The IPC defines famine as a situation in which at least one in five households has an extreme lack of food and face starvation and destitution, resulting in extremely critical levels of acute malnutrition and death.
Famine is when an area has:
• More than 20% of households facing extreme food shortages
• More than 30% of children suffering from acute malnutrition
• A daily mortality rate that exceeds two per 10,000 people, or four per 10,000 children under five
Over the next year, the report said at least 132,000 children will suffer from acute malnutrition – double the organisation’s estimates from May 2024.
Israel says no famine in Gaza
Volker Turk, the UN Human Rights chief, said the famine is the direct result of actions taken by the Israeli government.
“It is a war crime to use starvation as method of warfare, and the resulting deaths may also amount to the war crime of wilful killing,” he said.
COGAT, the Israeli military agency that coordinates aid, has rejected the findings.
Israel accused of allowing famine to fester in Gaza
Tom Fletcher, speaking on behalf of the United Nations, did not mince his words.
Gaza was suffering from famine, the evidence was irrefutable and Israel had not just obstructed aid but had also used hunger as a weapon of war.
His anger seeped through every sentence, just as desperation is laced through the report from the Integrated Food Security Phase Classification (IPC).
Conditions are expected to worsen, it says, even though the Gaza Strip has been classified as a level 5 famine. There is no level 6.

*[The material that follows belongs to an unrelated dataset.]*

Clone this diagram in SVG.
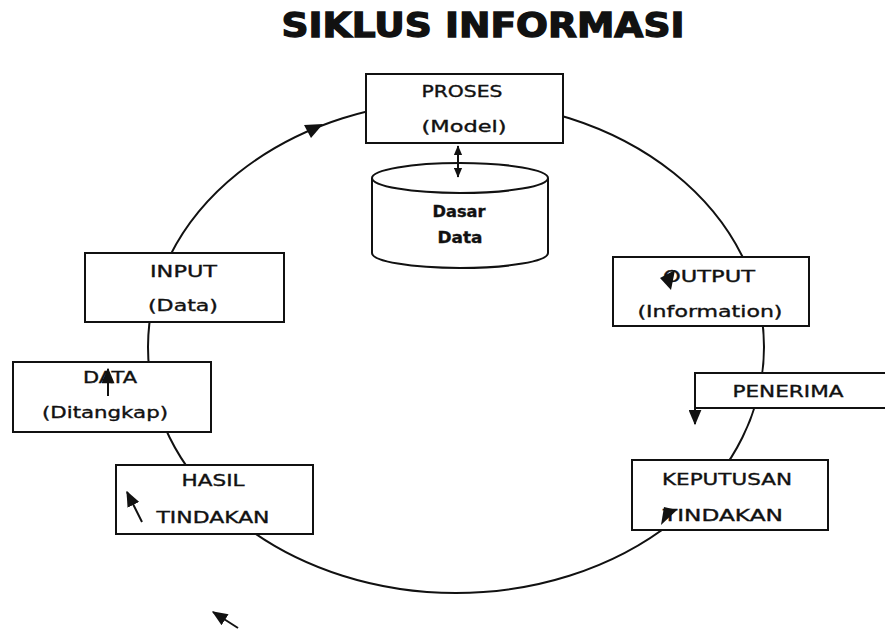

But it took only moments for the Israeli government to respond in terms that were just as strident.
Israel’s foreign ministry said there is no famine in Gaza: “Over 100,000 trucks of aid have entered Gaza since the start of the war, and in recent weeks a massive influx of aid has flooded the Strip with staple foods and caused a sharp decline in food prices, which have plummeted in the markets.”
Another UN chief made a desperate plea to Israel’s prime minister to declare a ceasefire in the wake of the famine announcement.
Tom Fletcher, UN under-secretary general for humanitarian affairs, said famine could have been prevented in the strip if there hadn’t been a “systematic obstruction” of aid deliveries.
“My ask, my plea, my demand to Prime Minister Netanyahu and anyone who can reach him. Enough. Ceasefire. Open the crossings, north and south, all of them,” he said.
The IPC had previously warned famine was imminent in parts of Gaza, but had stopped short of a formal declaration.
Image: Palestinians struggle to get aid at a community kitchen in Gaza City. Pic: AP
The latest report on Gaza from the UN Office for the Coordination of Humanitarian Affairs (OCHA) says there were almost 13,000 new admissions of children for acute malnutrition recorded in July.
The latest numbers from the Gaza health ministry are 251 dead as a result of famine and malnutrition, including 108 children.
But Israel has previously accused Hamas of inflating these figures, saying that most of the children who died had pre-existing health conditions.